→ **What to work on**: Whenever a line contains the string "this", copy it out of the entries.
++++ Records shown
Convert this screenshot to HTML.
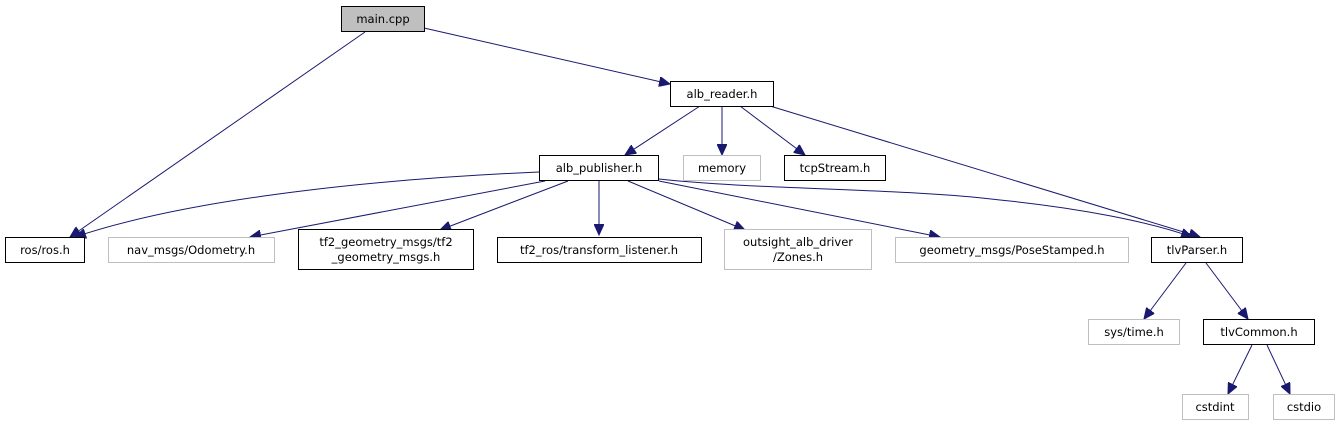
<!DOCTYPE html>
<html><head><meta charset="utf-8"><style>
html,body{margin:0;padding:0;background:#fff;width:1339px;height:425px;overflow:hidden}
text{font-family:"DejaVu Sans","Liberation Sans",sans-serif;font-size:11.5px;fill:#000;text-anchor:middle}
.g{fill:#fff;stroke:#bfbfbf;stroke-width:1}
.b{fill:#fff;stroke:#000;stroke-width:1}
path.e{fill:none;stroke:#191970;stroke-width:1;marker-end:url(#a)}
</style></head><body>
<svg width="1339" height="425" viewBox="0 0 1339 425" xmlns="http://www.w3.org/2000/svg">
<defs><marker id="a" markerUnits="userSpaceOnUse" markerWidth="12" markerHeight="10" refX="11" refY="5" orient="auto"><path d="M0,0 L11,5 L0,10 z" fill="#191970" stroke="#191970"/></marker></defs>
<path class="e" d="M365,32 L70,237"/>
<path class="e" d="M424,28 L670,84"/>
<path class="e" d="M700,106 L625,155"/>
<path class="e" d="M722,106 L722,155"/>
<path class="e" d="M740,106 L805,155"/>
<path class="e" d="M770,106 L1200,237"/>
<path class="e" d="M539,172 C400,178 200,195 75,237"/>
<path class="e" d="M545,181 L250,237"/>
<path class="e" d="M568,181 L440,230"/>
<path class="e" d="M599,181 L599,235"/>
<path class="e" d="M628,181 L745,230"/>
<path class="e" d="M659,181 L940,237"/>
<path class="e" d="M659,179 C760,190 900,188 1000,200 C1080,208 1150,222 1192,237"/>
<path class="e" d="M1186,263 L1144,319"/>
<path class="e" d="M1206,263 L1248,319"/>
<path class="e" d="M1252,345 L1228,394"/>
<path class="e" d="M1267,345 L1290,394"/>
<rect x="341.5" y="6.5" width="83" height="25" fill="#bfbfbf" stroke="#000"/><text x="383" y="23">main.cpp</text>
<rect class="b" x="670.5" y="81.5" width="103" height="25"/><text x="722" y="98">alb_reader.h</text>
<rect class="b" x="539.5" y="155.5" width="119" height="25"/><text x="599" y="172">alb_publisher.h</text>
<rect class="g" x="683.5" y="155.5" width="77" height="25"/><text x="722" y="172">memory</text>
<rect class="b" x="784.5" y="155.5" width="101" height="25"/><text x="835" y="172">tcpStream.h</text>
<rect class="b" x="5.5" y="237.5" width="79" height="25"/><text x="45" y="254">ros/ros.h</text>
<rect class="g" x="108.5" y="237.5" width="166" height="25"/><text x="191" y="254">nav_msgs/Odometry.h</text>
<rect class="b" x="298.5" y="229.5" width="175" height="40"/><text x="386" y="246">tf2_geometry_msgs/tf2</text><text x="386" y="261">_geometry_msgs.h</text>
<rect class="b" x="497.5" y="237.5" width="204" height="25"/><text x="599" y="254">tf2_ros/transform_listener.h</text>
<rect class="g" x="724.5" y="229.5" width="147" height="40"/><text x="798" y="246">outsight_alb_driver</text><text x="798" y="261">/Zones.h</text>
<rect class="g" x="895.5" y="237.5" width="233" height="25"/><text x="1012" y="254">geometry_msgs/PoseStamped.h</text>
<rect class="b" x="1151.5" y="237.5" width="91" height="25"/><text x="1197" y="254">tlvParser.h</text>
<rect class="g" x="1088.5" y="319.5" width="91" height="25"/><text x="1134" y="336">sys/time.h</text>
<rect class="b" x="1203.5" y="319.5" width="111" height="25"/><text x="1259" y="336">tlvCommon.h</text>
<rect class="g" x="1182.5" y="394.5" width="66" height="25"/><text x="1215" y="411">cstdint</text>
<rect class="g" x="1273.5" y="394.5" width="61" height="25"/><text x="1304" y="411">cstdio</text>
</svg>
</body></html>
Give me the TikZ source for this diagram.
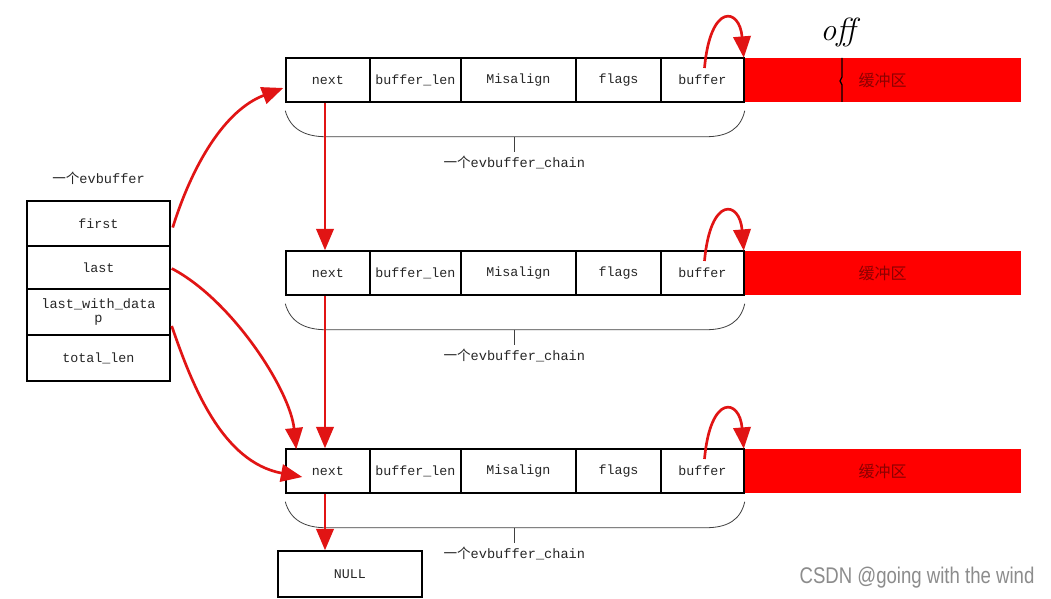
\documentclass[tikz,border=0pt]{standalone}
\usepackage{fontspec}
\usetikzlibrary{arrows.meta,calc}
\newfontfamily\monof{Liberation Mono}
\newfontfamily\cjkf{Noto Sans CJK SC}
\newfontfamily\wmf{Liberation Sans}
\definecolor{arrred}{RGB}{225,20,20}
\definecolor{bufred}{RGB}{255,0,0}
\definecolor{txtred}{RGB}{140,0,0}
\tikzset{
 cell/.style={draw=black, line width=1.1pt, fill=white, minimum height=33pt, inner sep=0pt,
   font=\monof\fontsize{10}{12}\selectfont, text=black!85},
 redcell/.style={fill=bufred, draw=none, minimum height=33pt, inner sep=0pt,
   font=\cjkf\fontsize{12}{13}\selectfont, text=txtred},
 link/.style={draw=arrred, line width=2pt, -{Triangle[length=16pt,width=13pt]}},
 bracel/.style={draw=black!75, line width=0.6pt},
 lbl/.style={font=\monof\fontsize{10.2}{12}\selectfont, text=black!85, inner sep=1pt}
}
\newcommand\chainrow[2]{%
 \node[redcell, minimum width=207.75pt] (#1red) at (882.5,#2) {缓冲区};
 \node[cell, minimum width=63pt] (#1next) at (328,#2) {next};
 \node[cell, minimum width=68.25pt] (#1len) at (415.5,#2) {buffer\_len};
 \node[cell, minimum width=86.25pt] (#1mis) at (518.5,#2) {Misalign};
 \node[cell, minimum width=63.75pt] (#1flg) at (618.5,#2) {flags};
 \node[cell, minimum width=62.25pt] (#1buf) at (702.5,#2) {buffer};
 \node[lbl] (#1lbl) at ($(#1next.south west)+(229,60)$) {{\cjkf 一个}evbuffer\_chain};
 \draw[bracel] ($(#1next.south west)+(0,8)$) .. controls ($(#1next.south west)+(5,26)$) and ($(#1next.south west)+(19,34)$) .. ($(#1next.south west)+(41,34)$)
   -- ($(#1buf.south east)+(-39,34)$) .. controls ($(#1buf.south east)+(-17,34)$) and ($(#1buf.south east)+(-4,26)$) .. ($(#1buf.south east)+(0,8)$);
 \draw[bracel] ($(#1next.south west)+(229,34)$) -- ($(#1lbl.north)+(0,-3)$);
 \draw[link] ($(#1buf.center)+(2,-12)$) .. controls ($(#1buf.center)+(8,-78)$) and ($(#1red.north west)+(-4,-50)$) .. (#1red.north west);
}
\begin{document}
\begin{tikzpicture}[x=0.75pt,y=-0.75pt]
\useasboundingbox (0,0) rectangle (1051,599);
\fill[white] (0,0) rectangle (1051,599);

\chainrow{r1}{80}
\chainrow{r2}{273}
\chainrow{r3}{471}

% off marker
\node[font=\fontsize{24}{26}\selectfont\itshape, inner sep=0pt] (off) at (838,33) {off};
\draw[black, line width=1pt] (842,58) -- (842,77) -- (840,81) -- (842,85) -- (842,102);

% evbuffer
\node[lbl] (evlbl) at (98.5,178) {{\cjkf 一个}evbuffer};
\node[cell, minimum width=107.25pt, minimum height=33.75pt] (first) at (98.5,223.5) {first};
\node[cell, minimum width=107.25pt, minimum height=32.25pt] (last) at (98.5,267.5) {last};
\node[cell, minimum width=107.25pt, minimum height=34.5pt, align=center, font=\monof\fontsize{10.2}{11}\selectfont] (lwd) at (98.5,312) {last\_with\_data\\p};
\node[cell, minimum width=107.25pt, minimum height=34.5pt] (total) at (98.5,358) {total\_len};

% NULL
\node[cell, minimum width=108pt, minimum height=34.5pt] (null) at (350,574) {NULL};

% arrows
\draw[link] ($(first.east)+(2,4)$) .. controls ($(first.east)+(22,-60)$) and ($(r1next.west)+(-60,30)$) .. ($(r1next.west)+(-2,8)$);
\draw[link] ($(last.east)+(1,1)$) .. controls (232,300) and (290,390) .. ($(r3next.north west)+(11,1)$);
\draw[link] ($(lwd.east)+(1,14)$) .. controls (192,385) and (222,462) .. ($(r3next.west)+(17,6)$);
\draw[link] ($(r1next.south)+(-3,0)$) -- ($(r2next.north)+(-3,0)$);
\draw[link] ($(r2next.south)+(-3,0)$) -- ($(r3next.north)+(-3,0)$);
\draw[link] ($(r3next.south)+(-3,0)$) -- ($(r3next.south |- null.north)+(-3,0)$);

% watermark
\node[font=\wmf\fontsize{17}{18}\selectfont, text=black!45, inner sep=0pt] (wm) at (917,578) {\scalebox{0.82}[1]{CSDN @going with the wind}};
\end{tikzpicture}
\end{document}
++++++++
→ **Problem solution**:
Convert this screenshot to HTML.
Give me the TikZ source for this diagram.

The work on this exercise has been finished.